William Boyd, NAMIC’s financial regulation manager, commented.
“Current accounting for fund assessments does not distinguish between guaranty funds and the FHCF,” Boyd said. “In application to subject insurers, these two categories of fund assessments ought to be recognized as distinct. If more appropriate statutory accounting treatment is not developed for FHCF assessments, a severe weather event in Florida may result in solvency-threatening liabilities in many insurers’ financial statements.”
The FHCF assesses insurers in the Florida property-casualty market for amounts needed to service debt floated by the FHCF to raise capital for residential policyholders’ claims resulting from severe weather. There is the potential for assessments to individual insurers to be four per cent over 30 years. “Putting the entirety of that future liability for assessments on the balance sheet at one time, as insurance accounting now requires, is irrational,” Boyd noted.

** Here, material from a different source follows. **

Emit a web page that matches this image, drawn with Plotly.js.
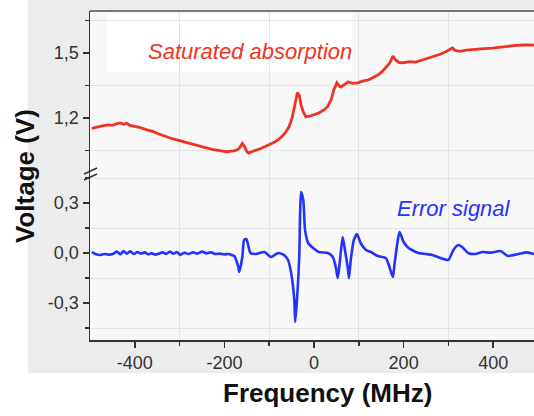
<!DOCTYPE html>
<html>
<head>
<meta charset="utf-8">
<script src="https://cdn.plot.ly/plotly-3.0.1.min.js"></script>
<style>html,body{margin:0;padding:0;background:#fff;}#chart{width:534px;height:416px;}</style>
</head>
<body>
<div id="chart"></div>
<script>
// Saturated absorption (upper segment of broken axis)
const satFreq = [-496,-485,-473,-460,-450,-440,-433,-425,-418,-411,-400,-390,-373,-360,-345,-329,-315,-300,-284,-270,-255,-240,-225,-207,-195,-180,-172,-167,-160,-155,-150,-146,-138,-129,-120,-111,-100,-91,-82,-73,-64,-56,-49,-42,-37,-33,-29,-24,-18,-10,0,10,22,30,38,44,51,56,60,68,76,86,98,108,120,131,142,152,160,169,176,182,190,200,213,227,245,264,280,293,303,309,315,325,340,360,380,398,415,433,450,471,491];
const satVolt = [1.152,1.158,1.163,1.168,1.166,1.174,1.177,1.171,1.175,1.166,1.162,1.157,1.145,1.138,1.125,1.112,1.103,1.095,1.085,1.078,1.070,1.062,1.054,1.048,1.044,1.048,1.052,1.060,1.082,1.068,1.045,1.038,1.046,1.052,1.058,1.066,1.074,1.085,1.097,1.112,1.132,1.158,1.200,1.269,1.318,1.305,1.262,1.228,1.205,1.208,1.214,1.222,1.237,1.252,1.283,1.329,1.362,1.348,1.343,1.356,1.366,1.360,1.362,1.370,1.375,1.386,1.398,1.414,1.431,1.454,1.486,1.468,1.456,1.455,1.460,1.458,1.470,1.482,1.493,1.505,1.518,1.523,1.512,1.508,1.513,1.518,1.520,1.523,1.528,1.532,1.535,1.537,1.536];

// Error signal (lower segment)
const errFreq = [-496,-488,-478,-468,-458,-448,-440,-432,-425,-418,-410,-402,-394,-386,-378,-370,-362,-354,-346,-338,-330,-322,-314,-306,-298,-290,-280,-270,-260,-250,-240,-230,-220,-210,-200,-190,-184,-178,-169,-167,-160,-156,-151,-147,-142,-129,-111,-96,-80,-67,-58,-51,-44,-42,-38,-33,-31,-29,-24,-20,-13,-2,11,31,42,49,53,58,64,69,76,78,82,89,96,104,116,127,142,160,167,176,180,187,191,200,211,233,250,264,289,300,311,322,333,344,360,376,395,416,433,456,475,491];
const errVolt = [0.006,-0.006,-0.012,-0.006,-0.010,-0.004,0.008,-0.008,0.012,-0.004,0.010,-0.006,0.006,-0.004,0.004,-0.008,-0.002,-0.010,-0.004,0.004,-0.006,0.008,-0.004,0.006,-0.012,0.002,-0.006,0.004,-0.004,0.008,-0.002,0.004,-0.006,-0.004,-0.008,-0.006,-0.012,-0.018,-0.084,-0.114,-0.024,0.078,0.084,0.048,0.000,-0.006,0.006,-0.024,0.000,-0.012,-0.042,-0.120,-0.282,-0.414,-0.282,-0.024,0.240,0.366,0.318,0.138,0.060,0.030,0.006,0.000,-0.024,-0.090,-0.150,-0.042,0.096,0.018,-0.102,-0.150,-0.042,0.078,0.114,0.060,0.018,0.006,-0.018,-0.030,-0.072,-0.144,-0.060,0.078,0.126,0.066,0.030,0.000,-0.006,-0.012,-0.036,-0.042,0.018,0.048,0.030,0.000,-0.006,0.006,0.002,0.012,-0.018,-0.006,0.004,-0.006];

const xTicks = [-400,-200,0,200,400];
const xTickText = ['-400','-200','0','200','400'];
const yLowTicks = [-0.3,0,0.3];
const yLowText = ['-0,3','0,0','0,3'];
const yHighTicks = [1.2,1.5];
const yHighText = ['1,2','1,5'];

const W = 534, H = 416, L = 90, R = 0, T = 11, B = 76;
const pw = W - L - R, ph = H - T - B;
const px = v => (v - L) / pw;
const py = v => (H - B - v) / ph;
const brk = py(176);

const tickFont = {family: 'Liberation Sans, Arial, sans-serif', size: 18, color: '#333'};
const axisCommon = {
  showline: true, linecolor: '#333', linewidth: 1.5,
  ticks: 'outside', ticklen: 6, tickwidth: 1.5, tickcolor: '#333',
  showgrid: false, zeroline: false, tickfont: tickFont, tickmode: 'array'
};

const traces = [
  {x: errFreq, y: errVolt, xaxis: 'x', yaxis: 'y', type: 'scatter', mode: 'lines',
   line: {color: '#2233ff', width: 2.6, shape: 'spline', smoothing: 0.6}, hoverinfo: 'skip'},
  {x: satFreq, y: satVolt, xaxis: 'x', yaxis: 'y2', type: 'scatter', mode: 'lines',
   line: {color: '#ee3322', width: 2.8}, hoverinfo: 'skip'}
];

const minorCommon = {ticklen: 4, tickwidth: 1.5, tickcolor: '#333', showgrid: true, gridcolor: '#e4e4e4', gridwidth: 1, tickmode: 'array'};

const layout = {
  width: W, height: H,
  margin: {l: L, r: R, t: T, b: B},
  paper_bgcolor: '#ffffff', plot_bgcolor: 'rgba(0,0,0,0)',
  showlegend: false,
  xaxis: Object.assign({}, axisCommon, {range: [-500, 491], anchor: 'y', tickvals: xTicks, ticktext: xTickText,
    minor: Object.assign({}, minorCommon, {tickvals: [-300,-100,100,300]})}),
  yaxis: Object.assign({}, axisCommon, {domain: [0, brk], range: [-0.522, 0.462], anchor: 'x', tickvals: yLowTicks, ticktext: yLowText,
    minor: Object.assign({}, minorCommon, {tickvals: [-0.45,-0.15,0.15,0.45]})}),
  yaxis2: Object.assign({}, axisCommon, {domain: [brk, 1], range: [0.932, 1.694], anchor: 'x', tickvals: yHighTicks, ticktext: yHighText,
    minor: Object.assign({}, minorCommon, {tickvals: [1.05,1.35,1.65]})}),
  shapes: [
    {type: 'rect', xref: 'paper', yref: 'paper', x0: px(28), x1: 1.02, y0: py(373), y1: py(0), fillcolor: '#ececec', line: {width: 0}, layer: 'below'},
    {type: 'rect', xref: 'paper', yref: 'paper', x0: 0, x1: 1.02, y0: 0, y1: 1, fillcolor: '#f8f8f8', line: {width: 0}, layer: 'below'},
    {type: 'rect', xref: 'paper', yref: 'paper', x0: px(107), x1: px(352), y0: py(72), y1: py(14), fillcolor: '#ffffff', line: {width: 0}, layer: 'below'},
    {type: 'line', xref: 'paper', yref: 'paper', x0: 0, x1: 1.02, y0: 1, y1: 1, line: {color: '#777', width: 2}},
    {type: 'line', xref: 'paper', yref: 'paper', x0: px(84), x1: px(97), y0: py(174), y1: py(168), line: {color: '#333', width: 1.5}},
    {type: 'line', xref: 'paper', yref: 'paper', x0: px(84), x1: px(97), y0: py(180), y1: py(174), line: {color: '#333', width: 1.5}}
  ],
  annotations: [
    {text: 'Saturated absorption', xref: 'paper', yref: 'paper', x: px(250), y: py(51), xanchor: 'center', yanchor: 'middle', showarrow: false,
     font: {family: 'Liberation Sans, Arial, sans-serif', size: 22, color: '#ee3322', style: 'italic'}},
    {text: 'Error signal', xref: 'paper', yref: 'paper', x: px(454), y: py(208), xanchor: 'center', yanchor: 'middle', showarrow: false,
     font: {family: 'Liberation Sans, Arial, sans-serif', size: 22, color: '#2233ff', style: 'italic'}},
    {text: '<b>Voltage (V)</b>', xref: 'paper', yref: 'paper', x: px(25), y: py(176), xanchor: 'center', yanchor: 'middle', textangle: -90, showarrow: false,
     font: {family: 'Liberation Sans, Arial, sans-serif', size: 26, color: '#111'}},
    {text: '<b>Frequency (MHz)</b>', xref: 'paper', yref: 'paper', x: px(327), y: py(393), xanchor: 'center', yanchor: 'middle', showarrow: false,
     font: {family: 'Liberation Sans, Arial, sans-serif', size: 26, color: '#111'}}
  ]
};

Plotly.newPlot('chart', traces, layout, {staticPlot: true, displayModeBar: false});
</script>
</body>
</html>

The FHCF, set up by 1993 legislation, has not been triggered yet, although occurrence of a weather event of sufficient magnitude to do so is understood as an actuarial certainty.
NAMIC prepared a white paper on the problem last year and, with three other interested parties, is now seeking a change in the accounting that would require precipitous accumulation of FHCF assessment liability. The change sought involves recognition that Florida law allows insurers to collect from policyholders amounts to cover future FHCF assessments and the fact that assessments more distant in the future cannot be reliably estimated.
The NAIC’s Emerging Accounting Issues Working Group, which can order interpretations of statutory accounting principles, was to consider the request on Sunday. The request is specifically for change of “Statement of Statutory Accounting Principles No. 35,” which governs insurers’ accounting for fund assessments.